▸ Goal: Transcribe, exactly as they appear, the line that contains "Rebuild this chart", the line that contains "y_major = [20, 40, 60, 80, 100]", and every line in between, and nothing else.

▸ Data in this exercise:
-- begin --

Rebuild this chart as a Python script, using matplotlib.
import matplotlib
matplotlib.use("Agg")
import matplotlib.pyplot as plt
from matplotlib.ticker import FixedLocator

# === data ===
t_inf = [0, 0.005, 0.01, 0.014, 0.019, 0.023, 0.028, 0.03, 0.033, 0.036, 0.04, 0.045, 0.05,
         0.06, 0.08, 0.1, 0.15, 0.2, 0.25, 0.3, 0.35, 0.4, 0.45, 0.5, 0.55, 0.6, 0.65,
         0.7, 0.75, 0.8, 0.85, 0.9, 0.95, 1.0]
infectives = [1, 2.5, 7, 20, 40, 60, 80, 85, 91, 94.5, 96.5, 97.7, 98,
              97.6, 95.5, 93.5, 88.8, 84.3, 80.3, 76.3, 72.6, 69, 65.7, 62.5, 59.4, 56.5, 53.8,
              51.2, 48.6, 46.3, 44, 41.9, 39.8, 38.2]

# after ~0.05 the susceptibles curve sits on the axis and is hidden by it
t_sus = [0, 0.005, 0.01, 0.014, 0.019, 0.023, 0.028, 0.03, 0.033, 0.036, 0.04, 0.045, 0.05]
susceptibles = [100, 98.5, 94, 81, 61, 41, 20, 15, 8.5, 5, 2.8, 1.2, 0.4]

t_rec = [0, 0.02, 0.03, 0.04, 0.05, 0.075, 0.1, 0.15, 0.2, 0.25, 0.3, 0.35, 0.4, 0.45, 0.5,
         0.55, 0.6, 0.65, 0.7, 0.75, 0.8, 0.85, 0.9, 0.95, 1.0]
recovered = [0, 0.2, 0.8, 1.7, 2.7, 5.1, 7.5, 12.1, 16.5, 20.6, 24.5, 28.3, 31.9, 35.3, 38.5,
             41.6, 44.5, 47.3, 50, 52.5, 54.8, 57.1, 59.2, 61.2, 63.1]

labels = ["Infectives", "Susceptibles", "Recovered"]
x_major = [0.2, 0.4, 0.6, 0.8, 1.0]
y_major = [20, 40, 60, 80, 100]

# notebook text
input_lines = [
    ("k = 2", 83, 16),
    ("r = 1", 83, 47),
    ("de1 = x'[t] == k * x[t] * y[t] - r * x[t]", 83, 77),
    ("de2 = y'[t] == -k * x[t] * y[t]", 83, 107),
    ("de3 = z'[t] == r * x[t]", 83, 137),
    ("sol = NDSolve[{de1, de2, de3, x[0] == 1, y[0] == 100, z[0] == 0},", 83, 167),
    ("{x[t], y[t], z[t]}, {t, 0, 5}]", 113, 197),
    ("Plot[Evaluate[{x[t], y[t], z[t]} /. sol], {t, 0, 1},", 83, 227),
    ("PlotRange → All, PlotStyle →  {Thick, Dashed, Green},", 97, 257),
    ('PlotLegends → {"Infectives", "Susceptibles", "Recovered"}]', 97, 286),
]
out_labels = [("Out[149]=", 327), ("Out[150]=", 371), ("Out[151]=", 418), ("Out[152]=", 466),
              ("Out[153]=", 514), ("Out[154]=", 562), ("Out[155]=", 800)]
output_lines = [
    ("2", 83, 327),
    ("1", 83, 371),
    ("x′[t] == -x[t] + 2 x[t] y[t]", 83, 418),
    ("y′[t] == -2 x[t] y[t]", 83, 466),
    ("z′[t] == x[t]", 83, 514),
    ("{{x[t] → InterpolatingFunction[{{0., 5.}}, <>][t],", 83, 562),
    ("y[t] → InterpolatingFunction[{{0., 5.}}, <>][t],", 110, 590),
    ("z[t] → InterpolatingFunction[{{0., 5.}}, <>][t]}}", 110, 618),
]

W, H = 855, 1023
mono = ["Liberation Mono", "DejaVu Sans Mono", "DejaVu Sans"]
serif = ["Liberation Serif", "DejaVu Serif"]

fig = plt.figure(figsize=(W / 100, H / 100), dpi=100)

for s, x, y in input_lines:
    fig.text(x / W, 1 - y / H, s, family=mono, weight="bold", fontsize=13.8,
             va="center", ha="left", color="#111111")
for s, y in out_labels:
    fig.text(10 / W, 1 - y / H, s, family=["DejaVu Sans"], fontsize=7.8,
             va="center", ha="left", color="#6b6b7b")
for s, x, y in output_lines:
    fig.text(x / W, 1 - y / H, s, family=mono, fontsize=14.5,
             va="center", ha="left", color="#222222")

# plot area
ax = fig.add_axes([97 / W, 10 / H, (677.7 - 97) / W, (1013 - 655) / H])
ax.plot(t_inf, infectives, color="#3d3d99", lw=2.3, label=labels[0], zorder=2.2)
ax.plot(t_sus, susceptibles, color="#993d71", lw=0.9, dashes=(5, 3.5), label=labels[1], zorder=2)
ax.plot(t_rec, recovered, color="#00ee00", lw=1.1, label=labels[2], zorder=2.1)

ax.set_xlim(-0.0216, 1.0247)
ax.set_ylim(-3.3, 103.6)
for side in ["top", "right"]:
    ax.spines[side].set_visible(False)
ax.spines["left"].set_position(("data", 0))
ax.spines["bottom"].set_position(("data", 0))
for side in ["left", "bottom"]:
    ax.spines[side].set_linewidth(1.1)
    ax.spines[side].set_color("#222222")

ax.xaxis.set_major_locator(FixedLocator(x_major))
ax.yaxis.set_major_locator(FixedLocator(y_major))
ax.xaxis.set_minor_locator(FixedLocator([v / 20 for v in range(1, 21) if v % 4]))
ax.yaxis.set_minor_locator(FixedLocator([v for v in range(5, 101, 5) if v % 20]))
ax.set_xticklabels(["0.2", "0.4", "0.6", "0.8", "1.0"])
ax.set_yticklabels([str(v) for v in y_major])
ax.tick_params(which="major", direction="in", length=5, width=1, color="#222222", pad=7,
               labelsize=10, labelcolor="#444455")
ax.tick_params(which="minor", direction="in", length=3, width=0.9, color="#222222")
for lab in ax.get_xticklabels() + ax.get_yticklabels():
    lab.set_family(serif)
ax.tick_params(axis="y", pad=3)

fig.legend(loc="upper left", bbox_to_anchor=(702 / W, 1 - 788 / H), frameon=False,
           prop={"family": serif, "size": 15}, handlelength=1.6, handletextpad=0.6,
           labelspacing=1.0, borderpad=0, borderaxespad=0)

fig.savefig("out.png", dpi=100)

-- end --
-- begin --

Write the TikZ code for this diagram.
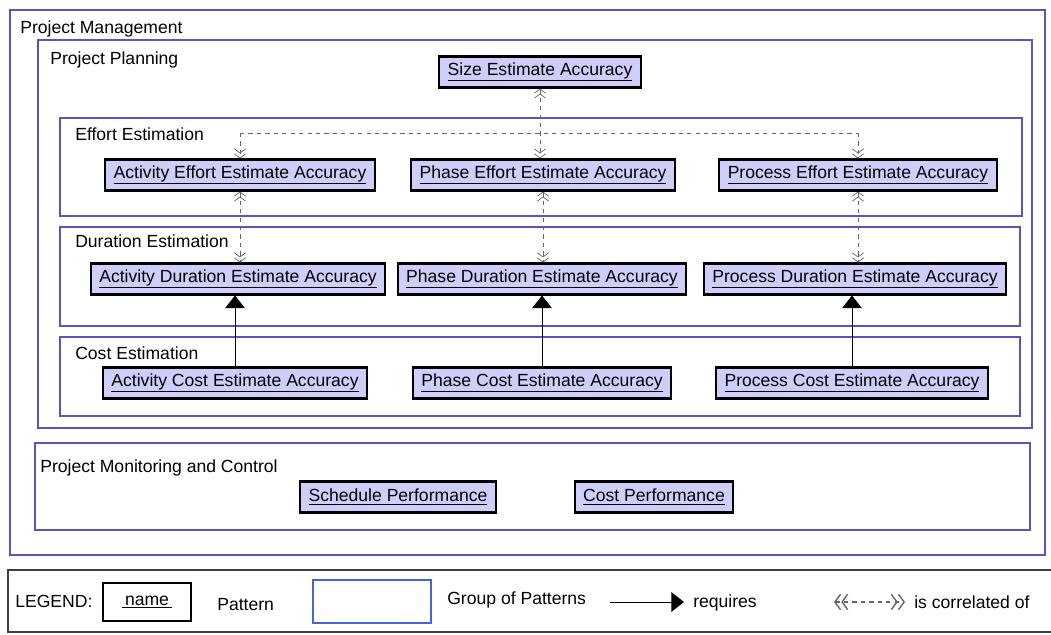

-- end --
-- begin --

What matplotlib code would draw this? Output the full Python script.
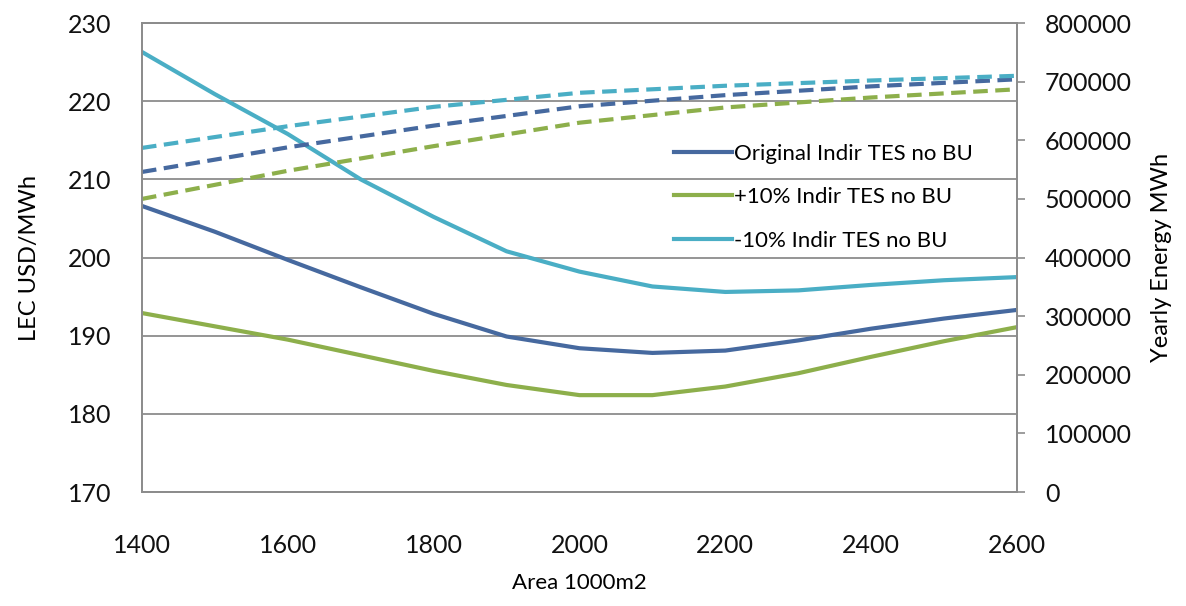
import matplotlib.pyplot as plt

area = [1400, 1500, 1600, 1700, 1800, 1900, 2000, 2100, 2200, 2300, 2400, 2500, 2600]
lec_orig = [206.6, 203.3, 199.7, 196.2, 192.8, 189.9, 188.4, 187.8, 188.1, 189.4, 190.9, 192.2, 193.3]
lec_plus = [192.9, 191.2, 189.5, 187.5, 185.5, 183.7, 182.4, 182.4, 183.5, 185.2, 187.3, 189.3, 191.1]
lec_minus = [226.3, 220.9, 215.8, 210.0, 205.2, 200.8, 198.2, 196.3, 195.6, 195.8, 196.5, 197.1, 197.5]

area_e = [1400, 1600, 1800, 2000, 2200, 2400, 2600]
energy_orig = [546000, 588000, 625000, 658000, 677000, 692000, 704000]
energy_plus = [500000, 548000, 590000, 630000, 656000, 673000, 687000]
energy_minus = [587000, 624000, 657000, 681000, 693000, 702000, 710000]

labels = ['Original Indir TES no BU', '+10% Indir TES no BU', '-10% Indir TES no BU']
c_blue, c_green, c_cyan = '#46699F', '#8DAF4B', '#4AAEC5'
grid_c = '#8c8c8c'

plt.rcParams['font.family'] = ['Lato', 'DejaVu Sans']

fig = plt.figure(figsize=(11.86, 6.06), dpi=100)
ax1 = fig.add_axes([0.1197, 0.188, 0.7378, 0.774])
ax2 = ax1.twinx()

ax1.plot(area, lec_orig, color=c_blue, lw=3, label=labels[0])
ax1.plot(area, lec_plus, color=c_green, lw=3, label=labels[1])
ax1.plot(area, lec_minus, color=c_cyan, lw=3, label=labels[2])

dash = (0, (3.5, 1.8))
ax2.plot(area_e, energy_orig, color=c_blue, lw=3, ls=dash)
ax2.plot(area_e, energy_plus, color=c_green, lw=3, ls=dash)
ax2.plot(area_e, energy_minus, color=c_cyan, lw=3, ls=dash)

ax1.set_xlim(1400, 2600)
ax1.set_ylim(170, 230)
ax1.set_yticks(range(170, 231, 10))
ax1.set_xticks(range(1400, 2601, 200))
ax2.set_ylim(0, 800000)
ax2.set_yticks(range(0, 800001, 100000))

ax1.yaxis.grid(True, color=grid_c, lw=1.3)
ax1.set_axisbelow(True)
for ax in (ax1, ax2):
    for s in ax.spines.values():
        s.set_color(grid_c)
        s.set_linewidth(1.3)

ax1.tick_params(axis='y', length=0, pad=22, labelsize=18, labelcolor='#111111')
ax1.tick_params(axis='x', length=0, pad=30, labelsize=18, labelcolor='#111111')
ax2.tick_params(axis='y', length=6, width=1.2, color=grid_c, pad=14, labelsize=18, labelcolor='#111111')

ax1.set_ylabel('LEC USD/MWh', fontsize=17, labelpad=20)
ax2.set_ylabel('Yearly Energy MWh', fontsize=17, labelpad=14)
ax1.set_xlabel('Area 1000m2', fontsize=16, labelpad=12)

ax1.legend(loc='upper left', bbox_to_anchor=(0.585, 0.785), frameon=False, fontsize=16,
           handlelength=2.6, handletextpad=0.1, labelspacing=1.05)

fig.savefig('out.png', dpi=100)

-- end --

▸ Task output:
Rebuild this chart as a Python script, using matplotlib.
import matplotlib
matplotlib.use("Agg")
import matplotlib.pyplot as plt
from matplotlib.ticker import FixedLocator

# === data ===
t_inf = [0, 0.005, 0.01, 0.014, 0.019, 0.023, 0.028, 0.03, 0.033, 0.036, 0.04, 0.045, 0.05,
         0.06, 0.08, 0.1, 0.15, 0.2, 0.25, 0.3, 0.35, 0.4, 0.45, 0.5, 0.55, 0.6, 0.65,
         0.7, 0.75, 0.8, 0.85, 0.9, 0.95, 1.0]
infectives = [1, 2.5, 7, 20, 40, 60, 80, 85, 91, 94.5, 96.5, 97.7, 98,
              97.6, 95.5, 93.5, 88.8, 84.3, 80.3, 76.3, 72.6, 69, 65.7, 62.5, 59.4, 56.5, 53.8,
              51.2, 48.6, 46.3, 44, 41.9, 39.8, 38.2]

# after ~0.05 the susceptibles curve sits on the axis and is hidden by it
t_sus = [0, 0.005, 0.01, 0.014, 0.019, 0.023, 0.028, 0.03, 0.033, 0.036, 0.04, 0.045, 0.05]
susceptibles = [100, 98.5, 94, 81, 61, 41, 20, 15, 8.5, 5, 2.8, 1.2, 0.4]

t_rec = [0, 0.02, 0.03, 0.04, 0.05, 0.075, 0.1, 0.15, 0.2, 0.25, 0.3, 0.35, 0.4, 0.45, 0.5,
         0.55, 0.6, 0.65, 0.7, 0.75, 0.8, 0.85, 0.9, 0.95, 1.0]
recovered = [0, 0.2, 0.8, 1.7, 2.7, 5.1, 7.5, 12.1, 16.5, 20.6, 24.5, 28.3, 31.9, 35.3, 38.5,
             41.6, 44.5, 47.3, 50, 52.5, 54.8, 57.1, 59.2, 61.2, 63.1]

labels = ["Infectives", "Susceptibles", "Recovered"]
x_major = [0.2, 0.4, 0.6, 0.8, 1.0]
y_major = [20, 40, 60, 80, 100]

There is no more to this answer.